Brief: Return only the count of lines in which the word "this" appears.

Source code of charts
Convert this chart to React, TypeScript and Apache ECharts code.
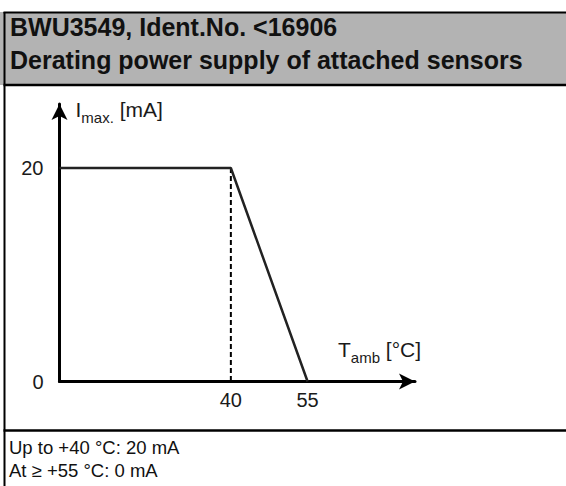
import React, { useEffect, useRef } from "react";
import * as echarts from "echarts";

// ---- data ----
const derating: [number, number][] = [
  [6.5, 20],
  [40, 20],
  [55, 0],
];
const guide40: [number, number][] = [
  [40, 20],
  [40, 0],
];
const xTicks = [40, 55];
const yTicks = [0, 20];
const xRange = [6.5, 76];
const yRange = [0, 26];
const headerLines = [
  "BWU3549, Ident.No. <16906",
  "Derating power supply of attached sensors",
];
const footerLines = ["Up to +40 °C: 20 mA", "At ≥ +55 °C: 0 mA"];

const FONT = "'Liberation Sans', Arial, sans-serif";
const INK = "#1a1a1a";

export default function App() {
  const ref = useRef<HTMLDivElement>(null);
  useEffect(() => {
    if (!ref.current) return;
    const chart = echarts.init(ref.current, null, { renderer: "svg" });
    const rich = {
      a: { fontSize: 21, fontFamily: FONT, color: INK, lineHeight: 30 },
      b: {
        fontSize: 15,
        fontFamily: FONT,
        color: INK,
        lineHeight: 18,
        verticalAlign: "bottom",
      },
    };
    chart.setOption({
      animation: false,
      backgroundColor: "#ffffff",
      grid: { left: 59.5, right: 151, top: 104, bottom: 104.5 },
      xAxis: {
        type: "value",
        min: xRange[0],
        max: xRange[1],
        name: "{a|T}{b|amb}{a| [°C]}",
        nameLocation: "end",
        nameGap: -77,
        nameTextStyle: {
          align: "left",
          verticalAlign: "bottom",
          padding: [0, 0, 17, 0],
          rich,
        },
        axisLine: {
          lineStyle: { color: "#000", width: 3 },
          symbol: ["none", "arrow"],
          symbolSize: [12, 16],
        },
        axisTick: { show: false },
        splitLine: { show: false },
        axisLabel: {
          customValues: xTicks,
          margin: 8,
          fontSize: 20,
          fontFamily: FONT,
          color: INK,
        },
      },
      yAxis: {
        type: "value",
        min: yRange[0],
        max: yRange[1],
        name: "{a|I}{b|max.}{a| [mA]}",
        nameLocation: "end",
        nameGap: -5.5,
        nameTextStyle: {
          align: "left",
          verticalAlign: "middle",
          padding: [0, 0, 0, 16],
          rich,
        },
        axisLine: {
          lineStyle: { color: "#000", width: 3 },
          symbol: ["none", "arrow"],
          symbolSize: [12, 16],
        },
        axisTick: { show: false },
        splitLine: { show: false },
        axisLabel: {
          customValues: yTicks,
          margin: 16,
          fontSize: 20,
          fontFamily: FONT,
          color: INK,
        },
      },
      series: [
        {
          type: "line",
          data: derating,
          symbol: "none",
          lineStyle: { color: "#222", width: 2.5 },
          z: 3,
        },
        {
          type: "line",
          data: guide40,
          symbol: "none",
          lineStyle: { color: "#000", width: 2, type: [5, 3] },
          z: 2,
        },
      ],
      graphic: [
        {
          type: "rect",
          shape: { x: 0, y: 12, width: 566, height: 73 },
          style: { fill: "#b3b3b3" },
          z: -1,
        },
        {
          type: "line",
          shape: { x1: 3.5, y1: 12.5, x2: 566, y2: 12.5 },
          style: { stroke: "#000", lineWidth: 2 },
        },
        {
          type: "line",
          shape: { x1: 4.5, y1: 12, x2: 4.5, y2: 486 },
          style: { stroke: "#000", lineWidth: 2 },
        },
        {
          type: "line",
          shape: { x1: 3.5, y1: 85, x2: 566, y2: 85 },
          style: { stroke: "#000", lineWidth: 2.5 },
        },
        {
          type: "line",
          shape: { x1: 3.5, y1: 430.5, x2: 566, y2: 430.5 },
          style: { stroke: "#000", lineWidth: 2.5 },
        },
        ...headerLines.map((t, i) => ({
          type: "text",
          x: 10,
          y: 27 + i * 33,
          style: {
            text: t,
            fontSize: 25,
            fontWeight: "bold",
            fontFamily: FONT,
            fill: "#111",
            verticalAlign: "middle",
          },
        })),
        ...footerLines.map((t, i) => ({
          type: "text",
          x: 9,
          y: 447 + i * 23,
          style: {
            text: t,
            fontSize: 18.5,
            fontFamily: FONT,
            fill: "#111",
            verticalAlign: "middle",
          },
        })),
      ],
    });
    return () => chart.dispose();
  }, []);
  return (
    <div
      ref={ref}
      style={{ position: "absolute", left: 0, top: 0, width: 566, height: 486 }}
    />
  );
}
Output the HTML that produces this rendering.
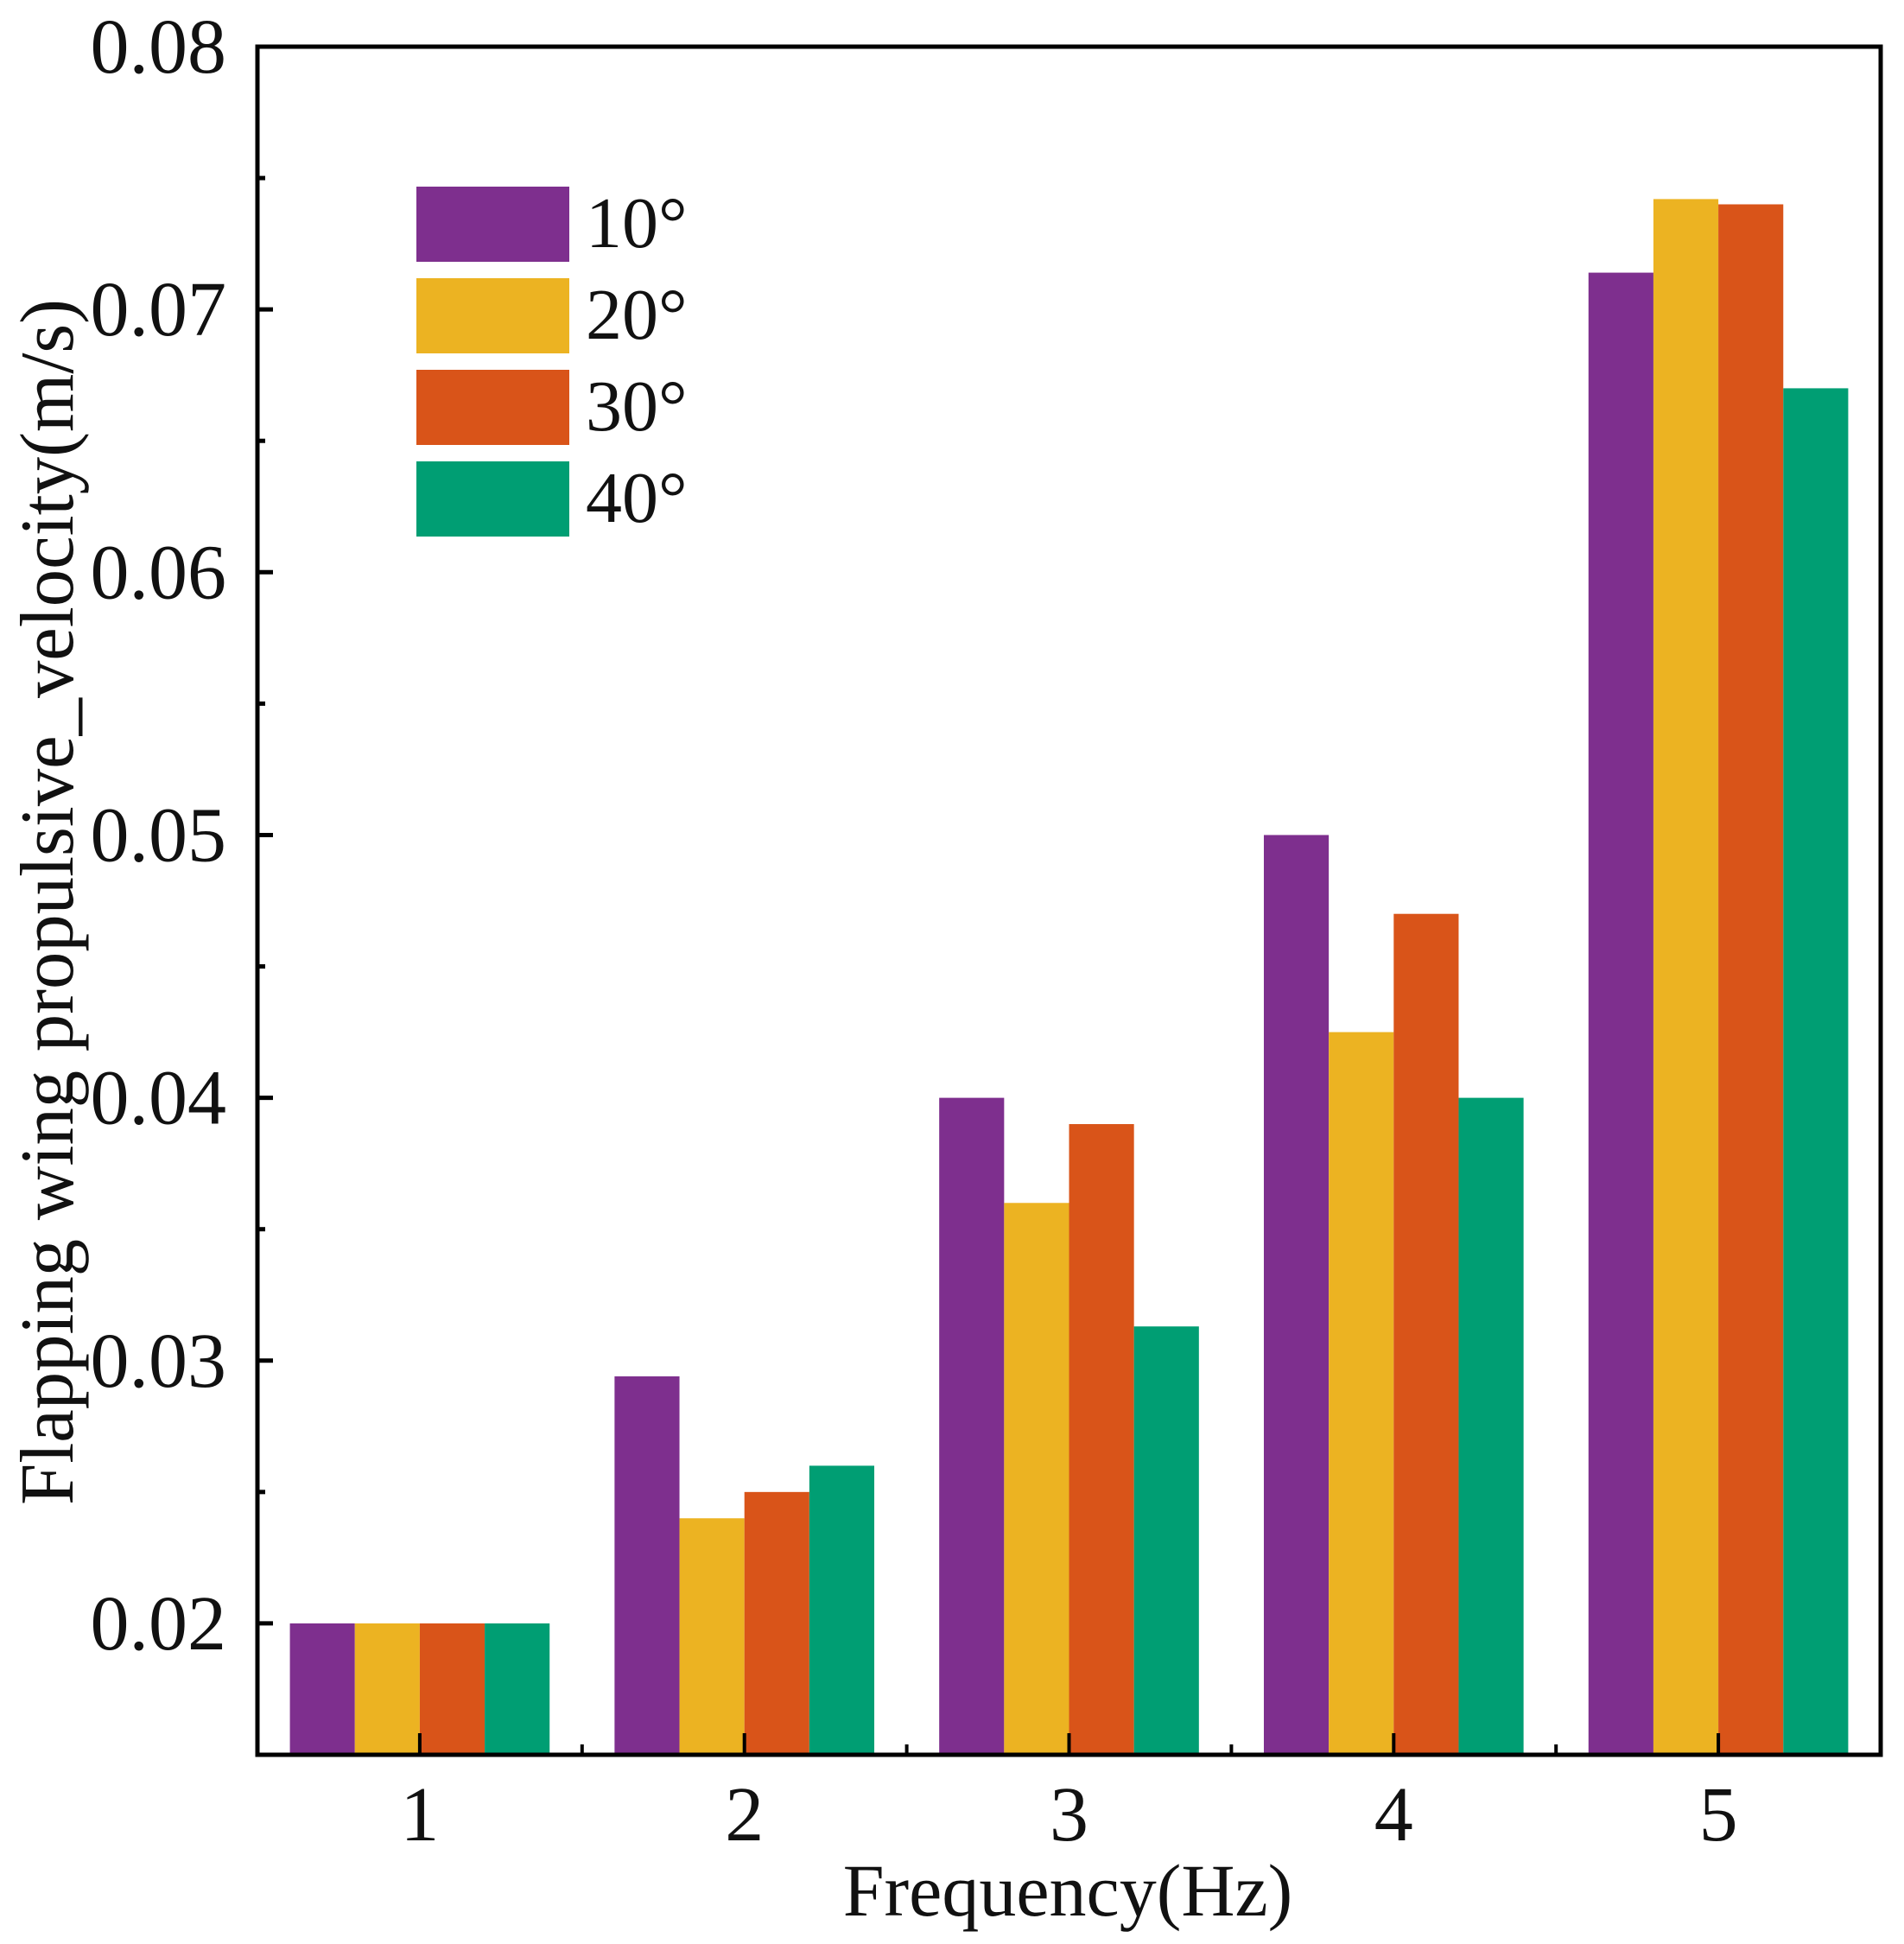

The completed task: 2